Von den bis 1903 erbauten 38 Häusern weisen 30 Fassaden mit Verblendsteinen auf, und zwar 20 mit gelben und 10 mit roten Verblendern. An dem Haus Heerstraße 141 fehlen Stuckgesimse, bei den übrigen verblendeten Häusern sind die fußbildenden, trennenden, rahmenden, krönenden und einfassenden Putzgesimse, die Brüstungen der Altane und Balkone mit Balustren, diesen schwellend länglichrunden reichprofilierten Säulchen, sowie die Konsolen im Dekor der deutschen Neurenaissance einfach und schlicht gehalten. Nur drei Häuser haben einen auf Konsolen ruhenden freischwebenden Balkon, 19 einen Erker in Parterre, 5 einen zweistöckigen Erker, 7 einen freischwebenden Erker im ersten Stock, eins einen freischwebenden zweistöckigen Erker. Bei den Häusern Argelanderstraße 74, 78 und 131, die in den Jahren 1902/03 gebaut wurden, sind gotisierende Stilelemente zu erkennen.
In den Jahren unmittelbar nach der Jahrhundertwende versuchte eine neue Architektengeneration, die von England, den USA und Belgien her beeinflußt war, sich von den Fesseln des Historismus zu befreien und einen neuen Stil zu finden. Der Jugendstil wurde geboren. Dieser Wandel zeigt sich auch bei den Bauten Julius Langenbergs.

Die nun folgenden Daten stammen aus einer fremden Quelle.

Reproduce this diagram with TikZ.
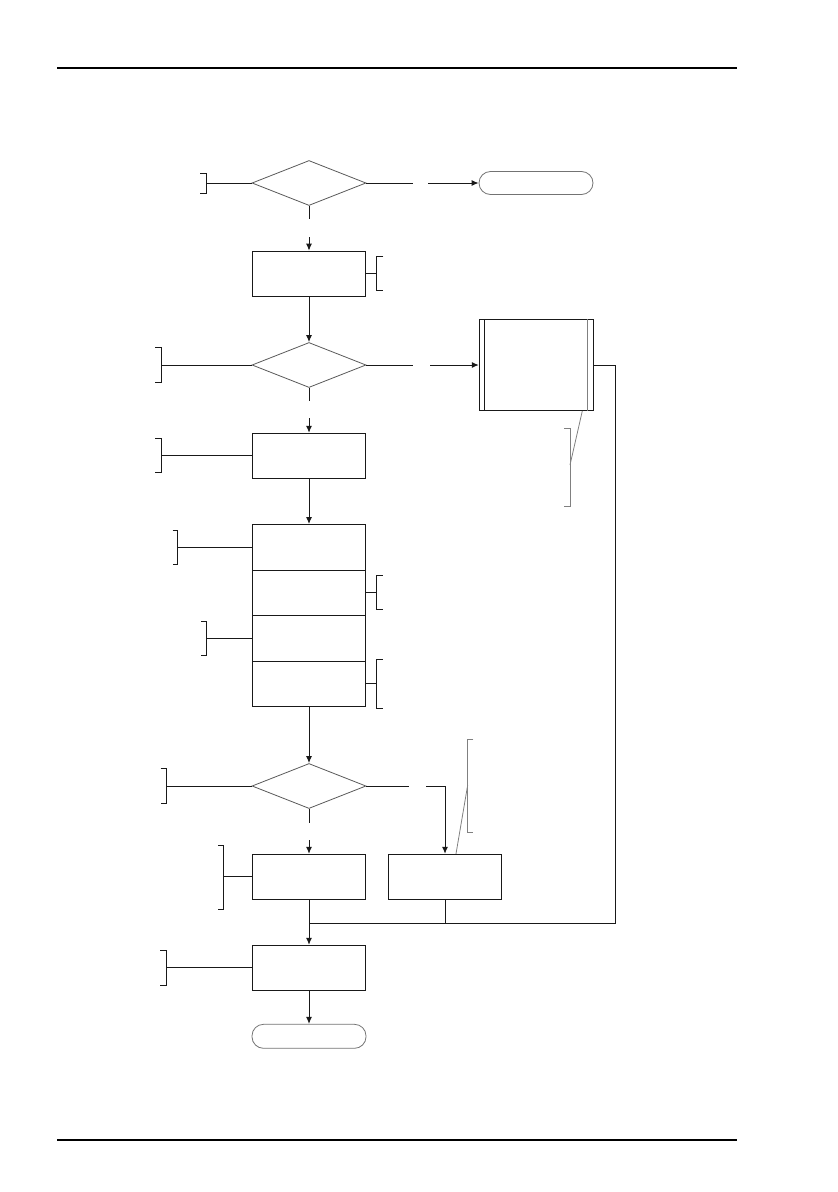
\documentclass[tikz,border=0pt]{standalone}
\usepackage{amsmath,amssymb}
\usetikzlibrary{shapes.geometric,arrows.meta}

\begin{document}
\begin{tikzpicture}[x=1pt,y=-1pt,
  blk/.style={draw=black!90,line width=1pt},
  gry/.style={draw=black!50,line width=0.8pt},
  box/.style={blk,rectangle,minimum width=113pt,minimum height=45pt,inner sep=0pt},
  cond/.style={draw=black!65,line width=0.8pt,diamond,minimum width=114pt,minimum height=45pt,inner sep=0pt},
  term/.style={draw=black!55,line width=0.8pt,rectangle,rounded corners=11.5pt,minimum width=114pt,minimum height=23pt,inner sep=0pt},
  >={Latex[length=7pt,width=6pt]}]
 \useasboundingbox (0,0) rectangle (838,1192); % 用紙

 \coordinate (HS) at (57,68); % 上罫線左
 \coordinate (HL) at (737,68); % 上罫線右
 \coordinate (FS) at (57,1140); % 下罫線左
 \coordinate (FL) at (737,1140); % 下罫線右
 \draw[line width=1.3pt] (HS) -- (HL); % 上罫線
 \draw[line width=1.3pt] (FS) -- (FL); % 下罫線

 \node[cond] (d1) at (309,183) {}; % 判断1
 \node[term] (t1) at (536,183) {}; % 終了1
 \node[box] (b1) at (309,273.7) {}; % 処理1
 \node[cond] (d2) at (309,365) {}; % 判断2
 \node[box,minimum width=114pt,minimum height=91pt] (sub) at (536.3,365) {}; % 定義済み処理
 \node[box] (b2) at (309,455.8) {}; % 処理2
 \foreach \i in {1,...,4}
  \node[box,minimum height=45.5pt] (r\i) at (309,{501.75+45.5*\i}) {}; % 処理3 (4段)
 \node[cond] (d3) at (309,786) {}; % 判断3
 \node[box] (b4) at (309,876.8) {}; % 処理4
 \node[box] (b3) at (445,876.8) {}; % 処理5
 \node[box] (b5) at (309,967.8) {}; % 処理6
 \node[term,minimum height=24pt] (t2) at (309,1036.3) {}; % 終了2

 \draw[blk] ([xshift=6pt]sub.north west) -- ([xshift=6pt]sub.south west); % 縦線
 \draw[gry] ([xshift=-6pt]sub.north east) -- ([xshift=-6pt]sub.south east); % 縦線

 % 切れ目のある矢印
 \coordinate (g1a) at (309,219.3);
 \coordinate (g1b) at (309,237);
 \coordinate (g2a) at (413.3,183);
 \coordinate (g2b) at (428.3,183);
 \coordinate (g3a) at (309,401.3);
 \coordinate (g3b) at (309,418.3);
 \coordinate (g4a) at (413.3,365);
 \coordinate (g4b) at (430,365);
 \coordinate (g5a) at (309,822.7);
 \coordinate (g5b) at (309,840);
 \coordinate (g6a) at (408.7,786);
 \coordinate (g6b) at (426,786);

 \draw[blk] (d1.south) -- (g1a);
 \draw[blk,->] (g1b) -- (b1.north);
 \draw[blk] (d1.east) -- (g2a);
 \draw[blk,->] (g2b) -- (t1.west);
 \draw[blk,->] (b1.south) -- (d2.north);
 \draw[blk] (d2.south) -- (g3a);
 \draw[blk,->] (g3b) -- (b2.north);
 \draw[blk] (d2.east) -- (g4a);
 \draw[blk,->] (g4b) -- (sub.west);
 \draw[blk,->] (b2.south) -- (r1.north);
 \draw[blk,->] (r4.south) -- (d3.north);
 \draw[blk] (d3.south) -- (g5a);
 \draw[blk,->] (g5b) -- (b4.north);
 \draw[blk] (d3.east) -- (g6a);
 \draw[blk,->] (g6b) -| (b3.north);

 % 合流
 \coordinate (J) at (309,923.3);
 \coordinate (JR) at (615,923.3);
 \draw[blk] (sub.east) -| (JR) -- (J);
 \draw[blk] (b3.south) -- (b3.south |- J);
 \draw[blk] (b4.south) -- (J);
 \draw[blk,->] (J) -- (b5.north);
 \draw[blk,->] (b5.south) -- (t2.north);

 % 注釈の括弧
 \coordinate (a1) at (206,183);
 \draw[blk] (d1.west) -- (a1);
 \draw[blk] (a1) ++(-6,-10) -- ++(6,0) -- ++(0,20) -- ++(-6,0);
 \coordinate (a2) at (376.7,273.7);
 \draw[blk] (b1.east) -- (a2);
 \draw[blk] (a2) ++(6.7,-17) -- ++(-6.7,0) -- ++(0,34) -- ++(6.7,0);
 \coordinate (a3) at (161.3,365);
 \draw[blk] (d2.west) -- (a3);
 \draw[blk] (a3) ++(-6,-17.5) -- ++(6,0) -- ++(0,35) -- ++(-6,0);
 \coordinate (a4) at (161.3,455.8);
 \draw[blk] (b2.west) -- (a4);
 \draw[blk] (a4) ++(-6,-17) -- ++(6,0) -- ++(0,34) -- ++(-6,0);
 \coordinate (a5) at (177.7,547.25);
 \draw[blk] (r1.west) -- (a5);
 \draw[blk] (a5) ++(-5,-17) -- ++(5,0) -- ++(0,34) -- ++(-5,0);
 \coordinate (a6) at (376.7,592.75);
 \draw[blk] (r2.east) -- (a6);
 \draw[blk] (a6) ++(6,-17) -- ++(-6,0) -- ++(0,34) -- ++(6,0);
 \coordinate (a7) at (206.7,638.25);
 \draw[blk] (r3.west) -- (a7);
 \draw[blk] (a7) ++(-5.7,-17) -- ++(5.7,0) -- ++(0,34) -- ++(-5.7,0);
 \coordinate (a8) at (376.7,683.75);
 \draw[blk] (r4.east) -- (a8);
 \draw[blk] (a8) ++(6,-24) -- ++(-6,0) -- ++(0,48.5) -- ++(6,0);
 \coordinate (a9) at (166,786);
 \draw[blk] (d3.west) -- (a9);
 \draw[blk] (a9) ++(-5.3,-17.5) -- ++(5.3,0) -- ++(0,35) -- ++(-5.3,0);
 \coordinate (a10) at (223.3,876.8);
 \draw[blk] (b4.west) -- (a10);
 \draw[blk] (a10) ++(-5,-31) -- ++(5,0) -- ++(0,63.3) -- ++(-5,0);
 \coordinate (a11) at (166,967.8);
 \draw[blk] (b5.west) -- (a11);
 \draw[blk] (a11) ++(-6,-17.5) -- ++(6,0) -- ++(0,35) -- ++(-6,0);

 % 引出線つきの括弧
 \coordinate (a12) at (570,465);
 \draw[gry] ([xshift=46pt]sub.south) -- (a12);
 \draw[gry] (570,428.3) ++(-5.7,0) -- ++(5.7,0) -- ++(0,77.7) -- ++(-5.7,0);
 \coordinate (a13) at (467.7,785);
 \draw[gry] ([xshift=11pt]b3.north) -- (a13);
 \draw[gry] (467.7,739.3) ++(5.6,0) -- ++(-5.6,0) -- ++(0,93) -- ++(5.6,0);
\end{tikzpicture}
\end{document}
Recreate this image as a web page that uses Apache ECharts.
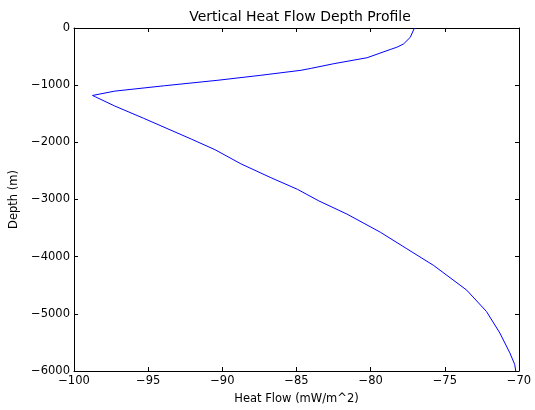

Er wurde bei ihm noch dadurch verstärkt, daß damals sein Sohn Carl von der Baugewerkschule ein neues Stilbewußtsein mit nach Hause brachte. Vater und Sohn hatten zwar beide eine Abneigung gegen die Ornamente des eigentlichen Jugendstils, die sie an keinem Bau in Erscheinung treten ließen, dennoch brachen sie mit der Neurenaissance, weil sie dem Zeitgeist nicht mehr entsprach, und bauten in einem Stil, der von deutschen Architekturreformern wie Paul Ehmig, Bruno Taut, Heinrich Metzendorf, Paul Mebes, Albert Geßner, Alfred Messel, Bruno Möhring und anderen vertreten wurde. Diese Architekten wandten sich gegen die angewandte Kunstgeschichte in der Architektur und den Eklektizismus, sie strebten nach Bodenständigkeit, Volks- und Heimatbezogenheit sowie Wohnlichkeit, sie entdeckten wieder die Schönheit des Materials und legten auf die städtebauliche Einordnung des Einzelhauses besonderen Wert.

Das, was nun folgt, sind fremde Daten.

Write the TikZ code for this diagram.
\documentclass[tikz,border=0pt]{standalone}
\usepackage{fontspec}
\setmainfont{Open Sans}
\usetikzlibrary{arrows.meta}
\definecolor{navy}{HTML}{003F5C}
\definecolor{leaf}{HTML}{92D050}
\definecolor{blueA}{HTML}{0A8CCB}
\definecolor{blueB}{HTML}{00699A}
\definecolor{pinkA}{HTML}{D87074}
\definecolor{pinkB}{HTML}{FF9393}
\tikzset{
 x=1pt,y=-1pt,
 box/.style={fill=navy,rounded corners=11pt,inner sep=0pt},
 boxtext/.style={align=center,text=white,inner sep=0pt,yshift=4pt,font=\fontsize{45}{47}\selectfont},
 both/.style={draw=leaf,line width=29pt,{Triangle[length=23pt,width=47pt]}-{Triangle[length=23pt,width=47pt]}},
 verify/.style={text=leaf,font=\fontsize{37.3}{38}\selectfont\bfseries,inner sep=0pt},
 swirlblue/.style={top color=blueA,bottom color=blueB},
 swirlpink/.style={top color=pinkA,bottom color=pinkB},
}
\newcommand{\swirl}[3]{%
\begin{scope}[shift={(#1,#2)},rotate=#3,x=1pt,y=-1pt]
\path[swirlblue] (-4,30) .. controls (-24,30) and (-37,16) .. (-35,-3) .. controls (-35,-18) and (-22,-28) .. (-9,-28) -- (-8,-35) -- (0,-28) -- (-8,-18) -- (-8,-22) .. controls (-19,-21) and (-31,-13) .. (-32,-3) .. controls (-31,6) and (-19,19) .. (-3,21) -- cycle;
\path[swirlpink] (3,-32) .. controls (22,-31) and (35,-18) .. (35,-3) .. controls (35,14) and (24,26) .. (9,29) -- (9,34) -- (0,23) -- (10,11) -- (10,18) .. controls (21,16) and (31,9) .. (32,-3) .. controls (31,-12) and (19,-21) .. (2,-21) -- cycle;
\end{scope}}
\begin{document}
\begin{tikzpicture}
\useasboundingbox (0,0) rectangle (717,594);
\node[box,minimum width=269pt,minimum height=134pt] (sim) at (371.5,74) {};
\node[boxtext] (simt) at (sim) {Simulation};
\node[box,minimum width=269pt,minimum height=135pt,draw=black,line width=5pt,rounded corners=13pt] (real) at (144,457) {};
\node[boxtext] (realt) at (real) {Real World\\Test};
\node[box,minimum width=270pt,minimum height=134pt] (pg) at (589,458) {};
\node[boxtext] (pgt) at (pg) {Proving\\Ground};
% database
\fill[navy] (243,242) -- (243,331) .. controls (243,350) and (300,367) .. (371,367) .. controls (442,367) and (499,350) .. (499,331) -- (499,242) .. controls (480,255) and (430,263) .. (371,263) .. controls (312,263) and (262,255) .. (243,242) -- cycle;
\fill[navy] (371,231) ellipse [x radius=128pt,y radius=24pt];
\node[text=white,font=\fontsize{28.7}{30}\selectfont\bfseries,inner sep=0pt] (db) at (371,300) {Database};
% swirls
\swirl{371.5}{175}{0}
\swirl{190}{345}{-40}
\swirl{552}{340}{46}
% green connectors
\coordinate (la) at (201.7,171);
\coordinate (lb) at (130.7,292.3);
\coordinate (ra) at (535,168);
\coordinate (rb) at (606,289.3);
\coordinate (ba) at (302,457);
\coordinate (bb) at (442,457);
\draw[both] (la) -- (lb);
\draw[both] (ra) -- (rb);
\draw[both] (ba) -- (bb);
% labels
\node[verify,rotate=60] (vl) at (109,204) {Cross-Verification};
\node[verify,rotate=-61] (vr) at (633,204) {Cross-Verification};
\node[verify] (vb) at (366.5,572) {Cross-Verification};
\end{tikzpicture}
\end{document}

Von den 65 Häusern, die Julius Langenberg erbaut hat, sind vier Eckhäuser, davon drei mit Ladenlokalen. Der Baumeister hat vornehmlich Reihenhäuser als Wohnhäuser geplant. Von den in einer Häuserzeile gelegenen Häusern ist nur das Haus Heerstraße 141 ein Wohn- und Geschäftshaus. Als Villa hat Langenberg nur das Haus Argelanderstraße 142 errichtet. Die meisten Häuser hat der Architekt als Einfamilienhäuser entworfen. Die Häuser Argelanderstraße 141, Argelanderstraße 157 und Bennauerstraße 31 hat er von vorneherein als Mehrfamilienhäuser mit abgeschlossenen Etagen geplant. Von 65 Häusern hatten 61 ursprünglich einen Vorgarten. Bei den Häusern an der Reuterstraße wurden vor mehreren Jahren, als die B 9 durch die Reuterstraße geführt wurde, die Vorgärten entfernt.
Baujahre der Häuser, die Julius Langenberg in Bonn gebaut hat:
Gesamtzahl der Häuser: 65 [201]
Laut Urkunde vom 2, Juli 1990 werden die Häuser Argelanderstraße 140, Bennauerstraße 23 und Bennauerstraße 27 als Denkmäler mit der Denkmalplakette des Landes Nordrhein-Westfalen versehen.